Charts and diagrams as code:
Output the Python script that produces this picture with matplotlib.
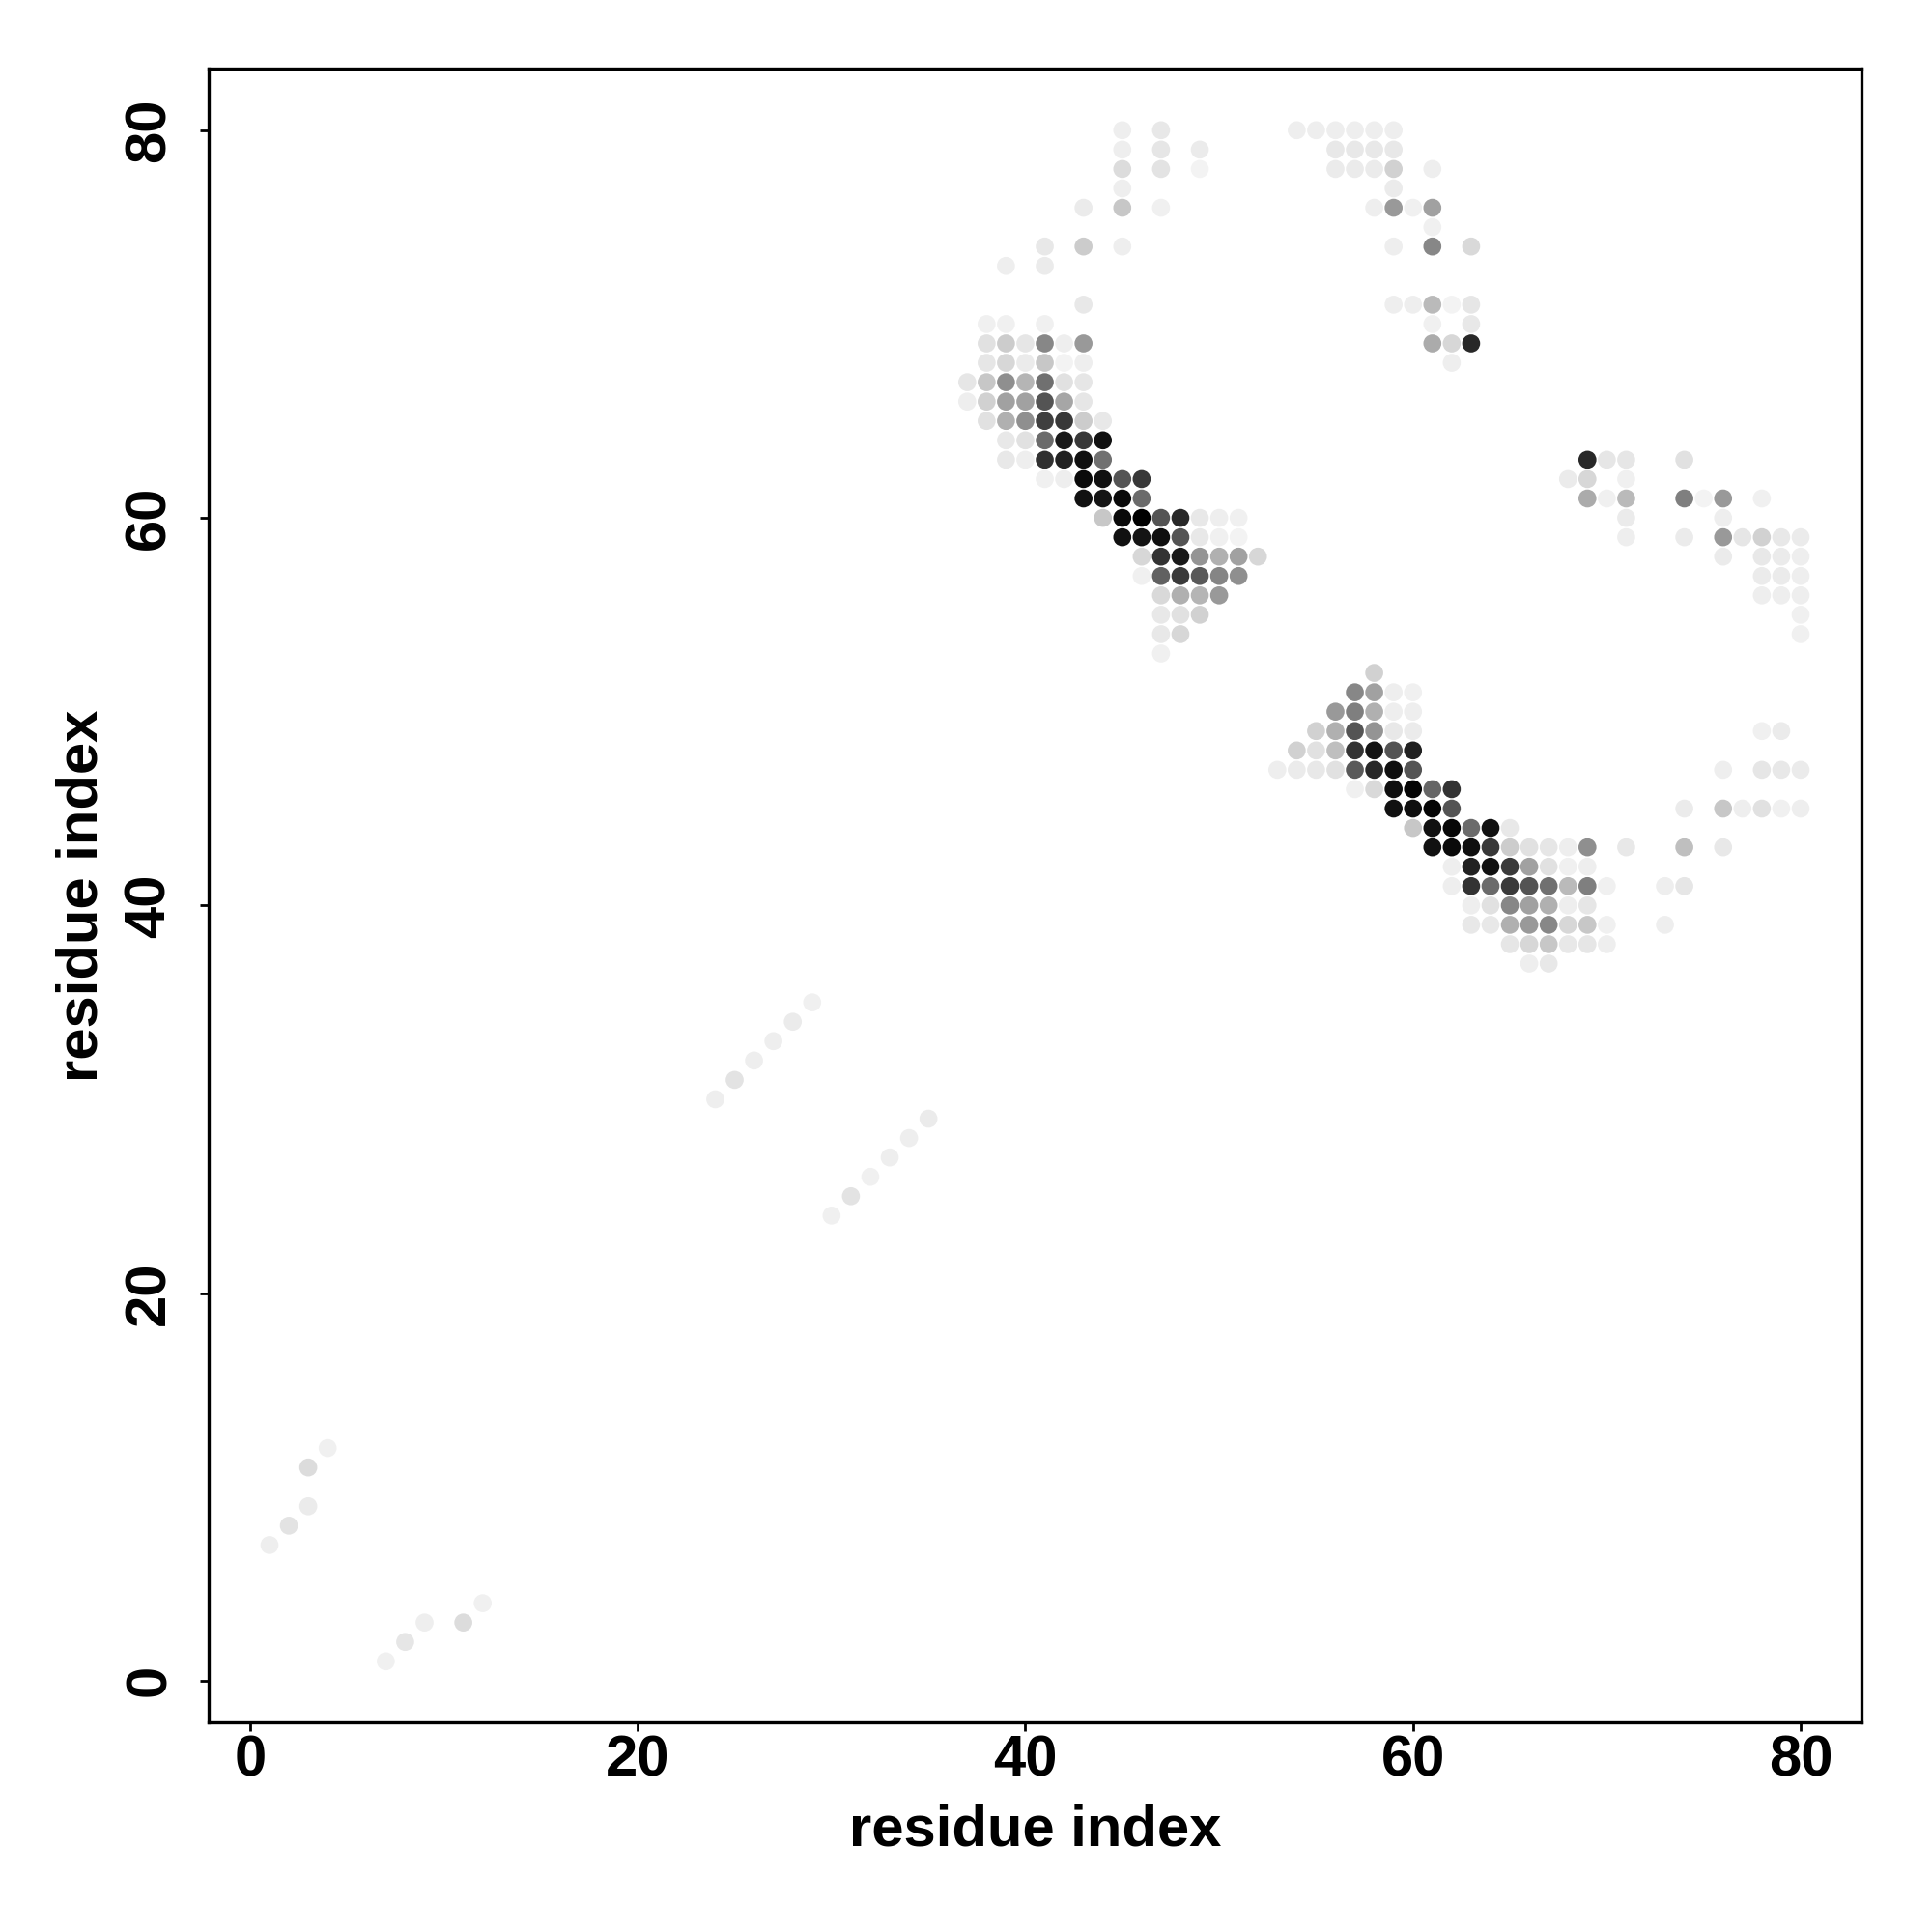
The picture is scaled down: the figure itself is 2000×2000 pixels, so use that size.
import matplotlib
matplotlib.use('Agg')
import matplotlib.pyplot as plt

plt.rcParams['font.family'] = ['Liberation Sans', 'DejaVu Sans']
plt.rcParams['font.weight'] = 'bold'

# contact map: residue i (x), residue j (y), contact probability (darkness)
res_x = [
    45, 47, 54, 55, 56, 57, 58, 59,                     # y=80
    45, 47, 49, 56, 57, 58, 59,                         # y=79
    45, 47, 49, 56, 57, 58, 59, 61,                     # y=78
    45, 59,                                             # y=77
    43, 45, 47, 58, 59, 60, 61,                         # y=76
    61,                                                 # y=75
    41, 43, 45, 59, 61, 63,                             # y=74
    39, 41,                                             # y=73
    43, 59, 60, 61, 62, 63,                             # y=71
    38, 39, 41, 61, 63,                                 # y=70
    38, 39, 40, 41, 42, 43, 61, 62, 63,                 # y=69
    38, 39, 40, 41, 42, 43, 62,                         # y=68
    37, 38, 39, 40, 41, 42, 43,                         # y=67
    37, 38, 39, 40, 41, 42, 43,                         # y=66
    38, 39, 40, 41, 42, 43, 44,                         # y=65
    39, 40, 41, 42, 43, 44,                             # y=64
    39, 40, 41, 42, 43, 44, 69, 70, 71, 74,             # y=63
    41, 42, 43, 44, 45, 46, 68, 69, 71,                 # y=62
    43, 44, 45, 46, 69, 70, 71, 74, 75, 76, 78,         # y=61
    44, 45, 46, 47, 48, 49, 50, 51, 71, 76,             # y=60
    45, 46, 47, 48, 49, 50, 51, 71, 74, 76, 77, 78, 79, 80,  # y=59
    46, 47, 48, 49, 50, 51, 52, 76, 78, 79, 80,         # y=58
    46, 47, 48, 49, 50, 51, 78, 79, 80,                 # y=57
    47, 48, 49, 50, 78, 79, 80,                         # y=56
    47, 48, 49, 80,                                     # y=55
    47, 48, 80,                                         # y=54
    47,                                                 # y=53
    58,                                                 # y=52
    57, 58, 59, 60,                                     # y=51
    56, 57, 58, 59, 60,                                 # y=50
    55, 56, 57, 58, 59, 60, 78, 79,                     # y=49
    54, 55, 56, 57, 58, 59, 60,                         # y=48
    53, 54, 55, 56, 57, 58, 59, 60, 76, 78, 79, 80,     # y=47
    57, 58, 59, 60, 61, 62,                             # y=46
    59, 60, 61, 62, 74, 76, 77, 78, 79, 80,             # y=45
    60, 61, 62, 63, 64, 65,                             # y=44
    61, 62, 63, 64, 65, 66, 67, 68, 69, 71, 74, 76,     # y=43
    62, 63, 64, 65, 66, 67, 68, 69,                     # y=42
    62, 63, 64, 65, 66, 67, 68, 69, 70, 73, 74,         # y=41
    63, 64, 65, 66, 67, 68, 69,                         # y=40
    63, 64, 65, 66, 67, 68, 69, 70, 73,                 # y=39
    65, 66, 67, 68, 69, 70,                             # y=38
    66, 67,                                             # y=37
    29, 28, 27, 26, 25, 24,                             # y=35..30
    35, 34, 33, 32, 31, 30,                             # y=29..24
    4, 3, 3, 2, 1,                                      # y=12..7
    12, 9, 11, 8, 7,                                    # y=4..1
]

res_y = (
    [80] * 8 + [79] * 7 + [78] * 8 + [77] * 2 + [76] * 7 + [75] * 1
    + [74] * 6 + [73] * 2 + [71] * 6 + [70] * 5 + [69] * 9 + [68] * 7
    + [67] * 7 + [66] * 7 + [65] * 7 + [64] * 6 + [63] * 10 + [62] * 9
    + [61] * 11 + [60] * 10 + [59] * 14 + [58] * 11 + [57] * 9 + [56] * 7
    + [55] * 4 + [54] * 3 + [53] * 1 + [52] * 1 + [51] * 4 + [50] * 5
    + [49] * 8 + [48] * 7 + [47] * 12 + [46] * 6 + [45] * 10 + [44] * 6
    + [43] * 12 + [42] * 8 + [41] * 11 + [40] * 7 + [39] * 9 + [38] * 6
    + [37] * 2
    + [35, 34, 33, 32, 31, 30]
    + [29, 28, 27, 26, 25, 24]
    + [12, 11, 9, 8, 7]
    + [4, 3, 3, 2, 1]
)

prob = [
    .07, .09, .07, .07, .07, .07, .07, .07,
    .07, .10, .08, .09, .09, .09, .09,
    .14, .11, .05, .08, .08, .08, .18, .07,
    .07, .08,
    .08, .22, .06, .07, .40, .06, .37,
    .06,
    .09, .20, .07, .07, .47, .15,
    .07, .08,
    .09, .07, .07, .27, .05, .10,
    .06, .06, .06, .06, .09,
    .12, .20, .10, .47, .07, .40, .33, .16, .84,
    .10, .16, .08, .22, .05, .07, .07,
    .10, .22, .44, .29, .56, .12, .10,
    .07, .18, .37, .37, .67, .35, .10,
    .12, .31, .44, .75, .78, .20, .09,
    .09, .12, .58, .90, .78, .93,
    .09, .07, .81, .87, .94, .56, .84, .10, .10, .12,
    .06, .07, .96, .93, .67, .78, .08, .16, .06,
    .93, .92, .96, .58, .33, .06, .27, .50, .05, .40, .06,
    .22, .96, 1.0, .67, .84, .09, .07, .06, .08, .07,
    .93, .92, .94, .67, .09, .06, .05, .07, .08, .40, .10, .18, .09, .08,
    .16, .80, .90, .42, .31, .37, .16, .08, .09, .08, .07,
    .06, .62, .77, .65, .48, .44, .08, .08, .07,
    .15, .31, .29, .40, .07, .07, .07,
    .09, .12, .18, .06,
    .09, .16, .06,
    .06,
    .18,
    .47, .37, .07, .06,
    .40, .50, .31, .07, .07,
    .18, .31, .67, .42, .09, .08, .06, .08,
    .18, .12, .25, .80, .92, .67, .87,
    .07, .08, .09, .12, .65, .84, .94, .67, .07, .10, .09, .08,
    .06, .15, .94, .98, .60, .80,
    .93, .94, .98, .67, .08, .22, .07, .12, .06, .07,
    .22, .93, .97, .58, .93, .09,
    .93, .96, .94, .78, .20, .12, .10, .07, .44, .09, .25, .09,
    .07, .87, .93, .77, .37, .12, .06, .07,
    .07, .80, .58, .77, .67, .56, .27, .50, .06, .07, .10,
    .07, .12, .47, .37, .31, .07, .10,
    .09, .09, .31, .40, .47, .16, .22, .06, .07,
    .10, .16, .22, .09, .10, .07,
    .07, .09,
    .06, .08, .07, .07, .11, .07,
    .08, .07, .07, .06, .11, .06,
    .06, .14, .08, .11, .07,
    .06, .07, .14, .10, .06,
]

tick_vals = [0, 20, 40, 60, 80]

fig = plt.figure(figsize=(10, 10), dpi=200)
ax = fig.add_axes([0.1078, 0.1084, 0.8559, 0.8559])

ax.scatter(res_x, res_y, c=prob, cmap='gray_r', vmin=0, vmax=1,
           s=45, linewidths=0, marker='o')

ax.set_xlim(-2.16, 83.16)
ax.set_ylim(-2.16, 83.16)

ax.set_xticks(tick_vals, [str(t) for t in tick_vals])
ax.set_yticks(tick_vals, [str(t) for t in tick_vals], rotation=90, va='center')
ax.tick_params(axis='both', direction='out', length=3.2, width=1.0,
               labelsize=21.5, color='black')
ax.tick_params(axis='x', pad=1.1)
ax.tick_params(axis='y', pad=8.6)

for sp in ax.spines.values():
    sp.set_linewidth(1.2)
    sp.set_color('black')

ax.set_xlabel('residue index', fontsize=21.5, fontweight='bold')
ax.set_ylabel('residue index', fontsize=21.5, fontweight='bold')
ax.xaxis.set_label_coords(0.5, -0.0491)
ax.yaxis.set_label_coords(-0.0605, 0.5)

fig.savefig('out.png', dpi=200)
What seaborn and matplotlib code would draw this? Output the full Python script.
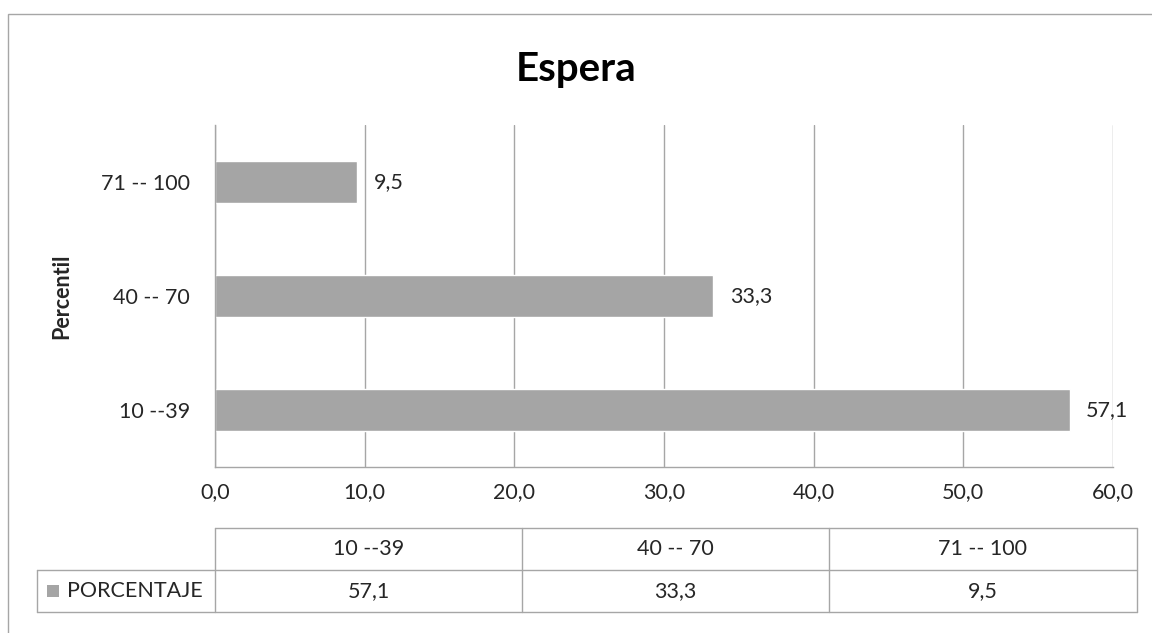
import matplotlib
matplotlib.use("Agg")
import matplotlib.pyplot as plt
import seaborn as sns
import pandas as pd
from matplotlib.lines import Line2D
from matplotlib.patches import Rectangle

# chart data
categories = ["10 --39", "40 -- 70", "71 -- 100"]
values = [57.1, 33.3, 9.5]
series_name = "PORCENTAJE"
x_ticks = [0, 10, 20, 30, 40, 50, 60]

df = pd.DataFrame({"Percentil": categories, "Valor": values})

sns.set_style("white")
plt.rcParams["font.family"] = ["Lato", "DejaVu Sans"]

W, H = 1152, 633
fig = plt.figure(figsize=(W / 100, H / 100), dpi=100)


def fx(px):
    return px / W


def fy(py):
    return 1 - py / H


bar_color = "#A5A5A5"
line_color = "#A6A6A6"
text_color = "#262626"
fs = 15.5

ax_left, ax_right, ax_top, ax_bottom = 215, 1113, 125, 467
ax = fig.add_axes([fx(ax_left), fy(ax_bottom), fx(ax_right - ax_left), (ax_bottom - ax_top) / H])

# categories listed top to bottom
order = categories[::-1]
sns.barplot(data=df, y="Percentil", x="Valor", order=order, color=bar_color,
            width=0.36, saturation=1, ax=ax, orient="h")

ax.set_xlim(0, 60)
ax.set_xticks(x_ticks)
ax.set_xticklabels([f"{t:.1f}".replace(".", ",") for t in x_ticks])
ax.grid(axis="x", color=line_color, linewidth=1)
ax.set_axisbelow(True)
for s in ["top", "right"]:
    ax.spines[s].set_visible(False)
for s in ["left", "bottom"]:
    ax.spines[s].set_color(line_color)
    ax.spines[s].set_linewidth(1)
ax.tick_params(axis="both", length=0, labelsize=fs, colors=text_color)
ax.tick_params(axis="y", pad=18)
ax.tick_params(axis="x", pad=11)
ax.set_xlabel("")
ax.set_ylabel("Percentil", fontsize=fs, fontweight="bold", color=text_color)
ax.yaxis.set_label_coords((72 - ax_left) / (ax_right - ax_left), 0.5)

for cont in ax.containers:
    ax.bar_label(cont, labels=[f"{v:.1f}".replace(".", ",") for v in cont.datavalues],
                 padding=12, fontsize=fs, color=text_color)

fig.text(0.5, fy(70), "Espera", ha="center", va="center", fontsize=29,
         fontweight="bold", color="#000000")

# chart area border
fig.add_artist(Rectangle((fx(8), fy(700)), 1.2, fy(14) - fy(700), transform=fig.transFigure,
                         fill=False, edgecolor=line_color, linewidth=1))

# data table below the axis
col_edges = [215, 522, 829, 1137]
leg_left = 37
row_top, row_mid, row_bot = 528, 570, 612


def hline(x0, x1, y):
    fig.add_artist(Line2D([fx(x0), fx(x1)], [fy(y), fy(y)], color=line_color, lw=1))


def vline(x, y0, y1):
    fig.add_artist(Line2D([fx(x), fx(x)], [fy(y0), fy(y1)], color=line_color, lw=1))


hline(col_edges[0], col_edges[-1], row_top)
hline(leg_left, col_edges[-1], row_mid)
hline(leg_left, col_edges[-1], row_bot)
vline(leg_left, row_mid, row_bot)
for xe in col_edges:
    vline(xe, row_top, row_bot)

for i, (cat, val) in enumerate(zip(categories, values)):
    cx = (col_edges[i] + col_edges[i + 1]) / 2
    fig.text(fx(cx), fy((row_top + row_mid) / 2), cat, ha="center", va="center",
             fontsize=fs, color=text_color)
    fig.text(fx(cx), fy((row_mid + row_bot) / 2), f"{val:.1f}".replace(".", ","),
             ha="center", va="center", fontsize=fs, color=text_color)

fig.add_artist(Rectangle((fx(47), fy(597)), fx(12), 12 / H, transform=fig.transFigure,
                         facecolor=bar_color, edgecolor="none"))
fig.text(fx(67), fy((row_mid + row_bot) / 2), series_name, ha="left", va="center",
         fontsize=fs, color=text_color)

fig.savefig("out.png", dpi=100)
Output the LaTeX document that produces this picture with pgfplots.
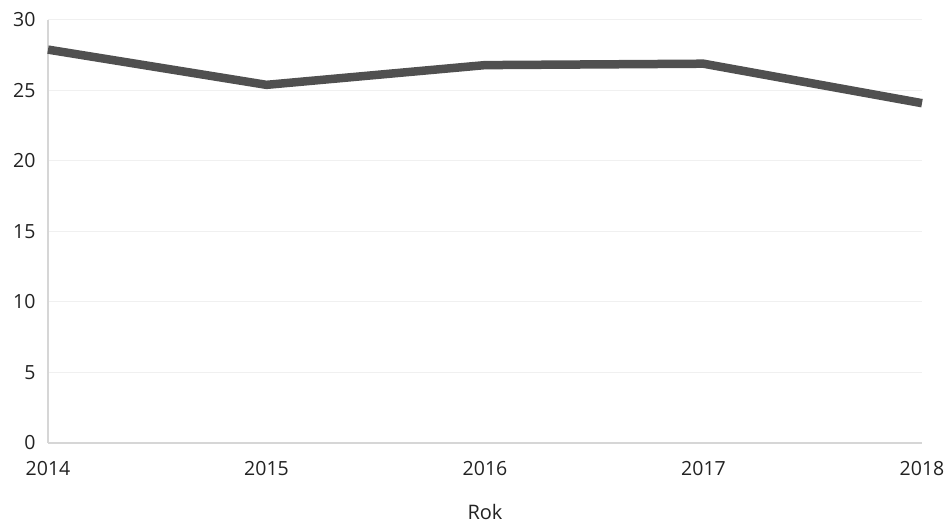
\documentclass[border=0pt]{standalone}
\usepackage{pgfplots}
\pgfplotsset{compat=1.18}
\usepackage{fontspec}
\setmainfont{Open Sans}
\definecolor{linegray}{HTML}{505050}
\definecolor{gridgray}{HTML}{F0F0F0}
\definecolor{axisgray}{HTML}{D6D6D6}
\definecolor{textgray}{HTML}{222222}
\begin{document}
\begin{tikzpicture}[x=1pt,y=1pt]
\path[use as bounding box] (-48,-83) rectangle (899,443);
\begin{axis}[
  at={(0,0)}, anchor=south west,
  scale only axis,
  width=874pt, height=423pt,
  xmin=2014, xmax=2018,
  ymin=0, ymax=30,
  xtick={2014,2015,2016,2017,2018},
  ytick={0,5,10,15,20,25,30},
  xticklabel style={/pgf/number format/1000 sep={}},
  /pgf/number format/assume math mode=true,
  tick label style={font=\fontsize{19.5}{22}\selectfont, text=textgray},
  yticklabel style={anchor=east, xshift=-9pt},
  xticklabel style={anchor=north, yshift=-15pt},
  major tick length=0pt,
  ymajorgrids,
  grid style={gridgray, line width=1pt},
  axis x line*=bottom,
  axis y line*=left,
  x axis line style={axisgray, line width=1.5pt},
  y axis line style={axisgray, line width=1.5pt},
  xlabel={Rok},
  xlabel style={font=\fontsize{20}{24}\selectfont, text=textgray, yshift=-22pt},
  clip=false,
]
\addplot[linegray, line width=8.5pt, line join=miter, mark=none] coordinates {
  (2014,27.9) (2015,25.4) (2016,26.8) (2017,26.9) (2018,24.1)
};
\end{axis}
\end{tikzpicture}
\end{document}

→ **Written problem**: Write out, word for word, the lines from the start of the data through the one holding "plt.rcParams['font.weight'] = 'bold'". Omit pictures.

→ **Full output**:
Output the Python script that produces this picture with matplotlib.
The picture is scaled down: the figure itself is 2000×2000 pixels, so use that size.
import matplotlib
matplotlib.use('Agg')
import matplotlib.pyplot as plt

plt.rcParams['font.family'] = ['Liberation Sans', 'DejaVu Sans']
plt.rcParams['font.weight'] = 'bold'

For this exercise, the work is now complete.